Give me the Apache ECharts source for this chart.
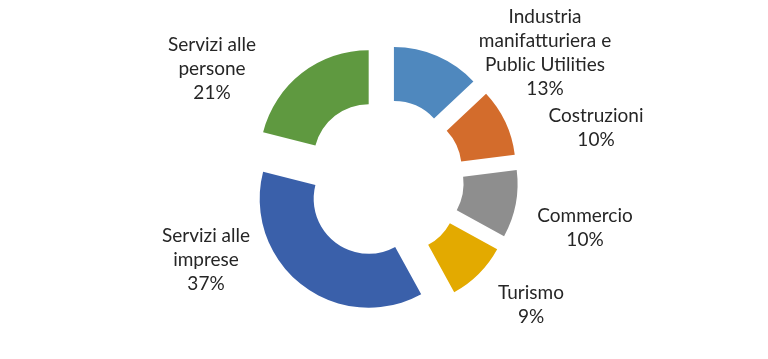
<!DOCTYPE html>
<html><head><meta charset="utf-8">
<script src="https://cdn.jsdelivr.net/npm/echarts@6/dist/echarts.min.js"></script>
<style>html,body{margin:0;padding:0;background:#fff}#c{width:768px;height:359px}</style>
</head><body><div id="c"></div>
<script>
// Data
const categories = ['Industria\nmanifatturiera e\nPublic Utilities', 'Costruzioni', 'Commercio', 'Turismo', 'Servizi alle\nimprese', 'Servizi alle\npersone'];
const values = [13, 10, 10, 9, 37, 21];
// Styling (kept separate from data)
const colors = ['#4F88BE', '#D36C2C', '#8E8E8E', '#E3AA00', '#3A60AA', '#5F9940'];
const labelX = [545, 596, 585, 531, 206, 212];
const labelY = [53, 128, 228, 305, 260, 69];

const chart = echarts.init(document.getElementById('c'));
chart.setOption({
  animation: false,
  series: [{
    type: 'pie',
    center: [384, 179],
    radius: [55, 109],
    startAngle: 90,
    clockwise: true,
    selectedMode: 'multiple',
    selectedOffset: 25,
    avoidLabelOverlap: false,
    emphasis: { disabled: true },
    data: categories.map((n, i) => ({ name: n, value: values[i], selected: true, itemStyle: { color: colors[i] } })),
    itemStyle: { borderWidth: 0 },
    label: { show: false },
    labelLine: { show: false }
  }],
  graphic: categories.map((n, i) => ({
    type: 'text',
    x: labelX[i],
    y: labelY[i],
    silent: true,
    style: {
      text: n + '\n' + values[i] + '%',
      font: '19px Lato',
      lineHeight: 24,
      fill: '#262626',
      align: 'center',
      verticalAlign: 'middle'
    }
  }))
});
</script></body></html>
++++++
EXERCISE TASK —
Repeat all the data as it stands, dropping any images it holds.

SOLUTION —
Give me the Apache ECharts source for this chart.
<!DOCTYPE html>
<html><head><meta charset="utf-8">
<script src="https://cdn.jsdelivr.net/npm/echarts@6/dist/echarts.min.js"></script>
<style>html,body{margin:0;padding:0;background:#fff}#c{width:768px;height:359px}</style>
</head><body><div id="c"></div>
<script>
// Data
const categories = ['Industria\nmanifatturiera e\nPublic Utilities', 'Costruzioni', 'Commercio', 'Turismo', 'Servizi alle\nimprese', 'Servizi alle\npersone'];
const values = [13, 10, 10, 9, 37, 21];
// Styling (kept separate from data)
const colors = ['#4F88BE', '#D36C2C', '#8E8E8E', '#E3AA00', '#3A60AA', '#5F9940'];
const labelX = [545, 596, 585, 531, 206, 212];
const labelY = [53, 128, 228, 305, 260, 69];

const chart = echarts.init(document.getElementById('c'));
chart.setOption({
  animation: false,
  series: [{
    type: 'pie',
    center: [384, 179],
    radius: [55, 109],
    startAngle: 90,
    clockwise: true,
    selectedMode: 'multiple',
    selectedOffset: 25,
    avoidLabelOverlap: false,
    emphasis: { disabled: true },
    data: categories.map((n, i) => ({ name: n, value: values[i], selected: true, itemStyle: { color: colors[i] } })),
    itemStyle: { borderWidth: 0 },
    label: { show: false },
    labelLine: { show: false }
  }],
  graphic: categories.map((n, i) => ({
    type: 'text',
    x: labelX[i],
    y: labelY[i],
    silent: true,
    style: {
      text: n + '\n' + values[i] + '%',
      font: '19px Lato',
      lineHeight: 24,
      fill: '#262626',
      align: 'center',
      verticalAlign: 'middle'
    }
  }))
});
</script></body></html>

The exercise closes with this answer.